Rather than take drastic measures to fight what market participants are calling ‘lowflation,’ Mohamed El-Erian says that it may be better for central banks to stick with the plan they have. He writes at Bloomberg:
Having failed to meet the 2 percent target despite aggressive monetary policy, it is far from obvious that central banks would be able to meet a higher objective. And no one is quite sure how the political system would respond to a central bank that pursues much higher inflation as it tries to offset the shortfalls of prior years. Indeed, until we have a better understanding of how the transmission mechanism has evolved, there is no guarantee that a change in policy approach would do anything more than threaten even greater collateral damage and unintended consequences.
Already, economies on both side of the Atlantic must contend with the risk that a loose monetary policy approach may have overly repressed financial volatility, excessively boosted a range of asset prices beyond what is warranted by economic fundamentals, and encouraged too much risk-taking by non-banks. Indeed, in the Fed minutes, the central bank staff noted that “since the April assessment, vulnerabilities associated with asset valuation pressures had edged up from notable to elevated.” Robust job creation, financial conditions, and the overall health of the economy should guide monetary policy formation rather than the excessive pursuit of a still-misunderstood lowflation.

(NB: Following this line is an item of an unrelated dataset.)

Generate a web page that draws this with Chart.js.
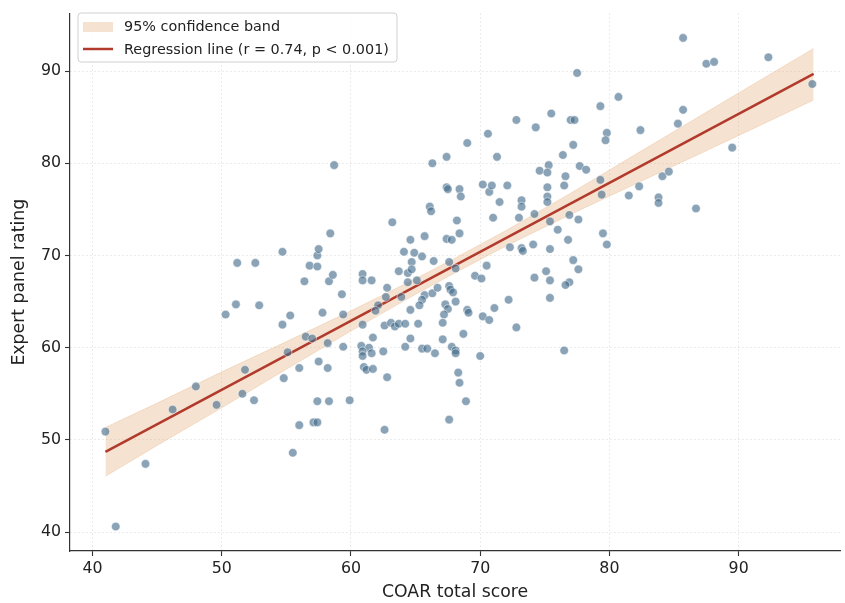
<!DOCTYPE html>
<html>
<head>
<meta charset="utf-8">
<script src="https://cdn.jsdelivr.net/npm/chart.js@4.4.1/dist/chart.umd.min.js"></script>
<style>
  html, body { margin: 0; padding: 0; background: #ffffff; }
  #wrap { width: 845px; height: 603px; position: relative; }
</style>
</head>
<body>
<div id="wrap"><canvas id="c" width="845" height="603"></canvas></div>
<script>
// ---- data ----
const xTickValues = [40, 50, 60, 70, 80, 90];
const yTickValues = [40, 50, 60, 70, 80, 90];

const coarScores = [
  41.0, 41.8, 44.1, 46.2, 48.0, 49.6, 51.6, 52.5, 51.8, 50.3,
  51.1, 52.9, 51.2, 52.6, 54.7, 54.7, 55.3, 55.1, 56.0, 54.8,
  56.0, 57.1, 57.4, 57.4, 58.3, 57.5, 58.2, 58.2, 59.4, 56.5,
  57.0, 57.8, 59.4, 59.3, 56.4, 58.3, 58.6, 56.8, 57.4, 57.4,
  57.5, 59.9, 55.5, 58.7, 58.4,
  66.3, 67.4, 69.0, 67.4, 67.5, 68.4, 68.5, 70.2, 70.7, 71.0,
  66.1, 66.2, 68.2, 68.4, 67.4, 67.8, 63.2, 65.7, 64.6, 60.9,
  61.7, 60.9, 60.9, 61.6, 64.1, 64.9, 64.7, 65.5, 66.4, 63.7,
  64.4, 64.7, 62.8, 64.4, 65.1, 62.7, 62.1, 61.9, 63.9, 65.7,
  65.5, 65.3, 66.3, 66.7, 67.6, 67.7, 67.9, 68.1, 67.6, 68.1,
  67.3, 67.5, 67.2, 64.6, 69.0, 69.1, 69.6, 70.1, 70.5, 71.1,
  70.2, 70.7, 68.7, 67.1, 62.6, 63.1, 63.4, 63.7, 64.2, 65.2,
  64.6, 67.1,
  60.8, 61.4, 60.9, 60.9, 61.6, 61.0, 61.2, 61.7, 62.5, 62.8,
  62.6, 64.2, 65.5, 65.9, 66.5, 67.8, 68.1, 68.1, 70.0, 68.3,
  68.4, 68.9, 67.6,
  77.5, 80.7, 79.3, 75.5, 72.8, 74.3, 77.0, 77.3, 70.6, 79.8,
  79.7, 82.4, 77.2, 76.4, 71.3, 74.6, 75.3, 75.2, 77.7, 78.2,
  76.6, 72.1, 70.9, 71.5, 73.2, 73.2, 75.2, 76.5, 75.2, 75.2,
  79.3, 79.4, 74.2, 73.0, 75.4, 76.9, 77.6, 76.0, 76.8, 79.5,
  79.8, 72.3, 73.2, 73.3, 74.1, 75.4, 77.2, 81.5, 82.3, 84.1,
  83.8, 83.8,
  77.6, 75.1, 74.2, 75.4, 76.9, 76.6, 72.2, 75.4, 72.8, 76.5,
  85.7, 87.5, 88.1, 92.3, 95.7, 85.7, 85.3, 89.5, 84.6, 86.7
];
const panelRatings = [
  50.9, 40.6, 47.4, 53.3, 55.8, 53.8, 55.0, 54.3, 57.6, 63.6,
  64.7, 64.6, 69.2, 69.2, 70.4, 62.5, 63.5, 59.5, 57.8, 56.7,
  51.6, 51.9, 51.9, 54.2, 54.2, 58.5, 57.8, 60.5, 60.1, 61.2,
  61.0, 63.8, 63.6, 65.8, 67.2, 67.2, 67.9, 68.9, 68.8, 70.0,
  70.7, 54.3, 48.6, 79.8, 72.4,
  80.0, 80.7, 82.2, 77.4, 77.2, 77.2, 76.4, 77.7, 76.9, 74.1,
  75.3, 74.8, 73.8, 72.4, 71.8, 71.7, 73.6, 72.1, 71.7, 62.5,
  61.1, 68.0, 67.3, 67.3, 70.4, 70.3, 69.3, 69.9, 69.4, 68.3,
  68.1, 68.5, 66.5, 67.1, 67.3, 65.5, 64.6, 64.0, 65.5, 65.7,
  65.2, 64.6, 65.9, 66.5, 66.7, 66.3, 66.0, 65.0, 69.3, 68.6,
  64.7, 64.2, 63.6, 64.1, 64.1, 63.8, 67.8, 67.5, 68.9, 64.3,
  63.4, 63.0, 61.5, 62.7, 62.4, 62.7, 62.3, 62.6, 62.6, 62.6,
  61.0, 60.9,
  60.2, 60.0, 59.6, 59.1, 59.4, 57.9, 57.6, 57.7, 59.6, 56.8,
  51.1, 60.1, 59.9, 59.9, 59.4, 60.1, 59.7, 59.4, 59.1, 57.3,
  56.2, 54.2, 52.2,
  89.8, 87.2, 86.2, 85.4, 84.7, 83.9, 84.7, 84.7, 83.2, 83.3,
  82.5, 83.6, 82.0, 80.9, 80.7, 79.2, 79.8, 79.0, 79.7, 79.3,
  78.6, 77.6, 77.6, 75.8, 76.0, 75.3, 77.4, 77.6, 76.4, 75.8,
  78.2, 76.6, 74.5, 74.1, 73.7, 74.4, 73.9, 72.8, 71.7, 72.4,
  71.2, 70.9, 70.8, 70.5, 71.2, 70.7, 69.5, 76.5, 77.5, 78.6,
  76.3, 75.7,
  68.5, 68.3, 67.6, 67.3, 67.1, 66.8, 65.2, 65.4, 62.2, 59.7,
  93.6, 90.8, 91.0, 91.5, 88.6, 85.8, 84.3, 81.7, 79.1, 75.1
];

// regression line end points and confidence band
const fitX = [41.0, 95.8];
const fitY = [48.7, 89.7];
const bandX =     [41.0, 45.0, 50.0, 55.0, 60.0, 65.0, 68.0, 72.0, 77.0, 82.0, 87.0, 91.0, 95.8];
const bandUpper = [51.35, 53.99, 57.38, 60.66, 64.00, 67.49, 69.68, 72.72, 76.76, 80.95, 85.13, 88.47, 92.46];
const bandLower = [46.05, 49.39, 53.48, 57.66, 61.80, 65.79, 68.08, 71.02, 74.46, 77.75, 81.03, 83.67, 86.86];

const legendLabels = ['95% confidence band', 'Regression line (r = 0.74, p < 0.001)'];
const xTitle = 'COAR total score';
const yTitle = 'Expert panel rating';

// ---- build chart ----
const pts = coarScores.map((x, i) => ({ x: x, y: panelRatings[i] }));
const fitPts = fitX.map((x, i) => ({ x: x, y: fitY[i] }));
const upPts = bandX.map((x, i) => ({ x: x, y: bandUpper[i] }));
const loPts = bandX.map((x, i) => ({ x: x, y: bandLower[i] }));

const FONT = "'DejaVu Sans', sans-serif";
const BAND_FILL = 'rgba(226,168,112,0.33)';
const LINE_COLOR = '#b23a2c';

const legendPlugin = {
  id: 'boxLegend',
  afterDraw(chart) {
    const ctx = chart.ctx;
    ctx.save();
    const x0 = 78, y0 = 13, w = 319, h = 49, r = 3;
    ctx.beginPath();
    ctx.moveTo(x0 + r, y0);
    ctx.lineTo(x0 + w - r, y0); ctx.arcTo(x0 + w, y0, x0 + w, y0 + r, r);
    ctx.lineTo(x0 + w, y0 + h - r); ctx.arcTo(x0 + w, y0 + h, x0 + w - r, y0 + h, r);
    ctx.lineTo(x0 + r, y0 + h); ctx.arcTo(x0, y0 + h, x0, y0 + h - r, r);
    ctx.lineTo(x0, y0 + r); ctx.arcTo(x0, y0, x0 + r, y0, r);
    ctx.closePath();
    ctx.fillStyle = 'rgba(255,255,255,0.85)';
    ctx.fill();
    ctx.strokeStyle = '#d0d0d0';
    ctx.lineWidth = 1;
    ctx.stroke();
    // patch
    ctx.fillStyle = BAND_FILL;
    ctx.fillRect(83, 22, 30, 10);
    // line
    ctx.strokeStyle = LINE_COLOR;
    ctx.lineWidth = 2.5;
    ctx.beginPath(); ctx.moveTo(83, 49); ctx.lineTo(113, 49); ctx.stroke();
    // text
    ctx.fillStyle = '#222';
    ctx.font = '14.4px ' + FONT;
    ctx.textBaseline = 'middle';
    ctx.textAlign = 'left';
    ctx.fillText(legendLabels[0], 124, 27.5);
    ctx.fillText(legendLabels[1], 124, 50);
    ctx.restore();
  }
};

new Chart(document.getElementById('c'), {
  type: 'scatter',
  data: {
    datasets: [
      {
        type: 'scatter',
        data: pts,
        order: 0,
        pointRadius: 4.3,
        pointHoverRadius: 4.3,
        backgroundColor: 'rgba(66,106,138,0.62)',
        borderColor: 'rgba(255,255,255,0.85)',
        borderWidth: 0.6
      },
      {
        type: 'line',
        data: fitPts,
        order: 1,
        borderColor: LINE_COLOR,
        borderWidth: 2.5,
        pointRadius: 0,
        fill: false,
        tension: 0
      },
      {
        type: 'line',
        data: upPts,
        order: 2,
        borderColor: 'rgba(226,168,112,0.35)',
        borderWidth: 0.8,
        backgroundColor: BAND_FILL,
        pointRadius: 0,
        fill: '+1',
        tension: 0
      },
      {
        type: 'line',
        data: loPts,
        order: 3,
        borderColor: 'rgba(226,168,112,0.35)',
        borderWidth: 0.8,
        pointRadius: 0,
        fill: false,
        tension: 0
      }
    ]
  },
  options: {
    responsive: false,
    animation: false,
    events: [],
    layout: { padding: { top: 9, right: 0, left: 0, bottom: 0 } },
    plugins: {
      legend: { display: false },
      tooltip: { enabled: false }
    },
    scales: {
      x: {
        type: 'linear',
        min: 38.26,
        max: 97.85,
        afterBuildTicks: (s) => { s.ticks = xTickValues.map(v => ({ value: v })); },
        afterFit: (s) => { s.height = 52; },
        grid: {
          color: '#e2e2e2',
          lineWidth: 0.9,
          drawTicks: true,
          tickLength: 5,
          tickColor: '#333',
          tickWidth: 1.1,
          tickBorderDash: []
        },
        border: { display: true, color: '#333', width: 1.2, dash: [1.5, 2.5] },
        ticks: {
          color: '#222',
          padding: 3.5,
          font: { family: FONT, size: 15.8 },
          maxRotation: 0,
          callback: (v) => String(v)
        },
        title: {
          display: true,
          text: xTitle,
          color: '#222',
          font: { family: FONT, size: 17.3 },
          padding: { top: 0, bottom: 0 }
        }
      },
      y: {
        type: 'linear',
        min: 37.95,
        max: 96.25,
        afterBuildTicks: (s) => { s.ticks = yTickValues.map(v => ({ value: v })); },
        afterFit: (s) => { s.width = 70; },
        grid: {
          color: '#e2e2e2',
          lineWidth: 0.9,
          drawTicks: true,
          tickLength: 5,
          tickColor: '#333',
          tickWidth: 1.1,
          tickBorderDash: []
        },
        border: { display: true, color: '#333', width: 1.2, dash: [1.5, 2.5] },
        ticks: {
          color: '#222',
          padding: 4,
          font: { family: FONT, size: 15.8 },
          callback: (v) => String(v)
        },
        title: {
          display: true,
          text: yTitle,
          color: '#222',
          font: { family: FONT, size: 17.3 },
          padding: { top: 9.5, bottom: 0 }
        }
      }
    }
  },
  plugins: [legendPlugin]
});
</script>
</body>
</html>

The lowflation demon is real and, in the case of the U.S., the market now believes that it will likely dissuade the Fed from delivering on the next signaled step in the gradual normalization of monetary policy, including an interest rate hike in the remainder of 2017. Yet a lot more work is needed to understand the causes and consequences of persistently low inflation. Until that happens, central bankers may be well advised to stick with the demon they know rather than end up with one of future financial instability that undermines prospects for growth and prosperity.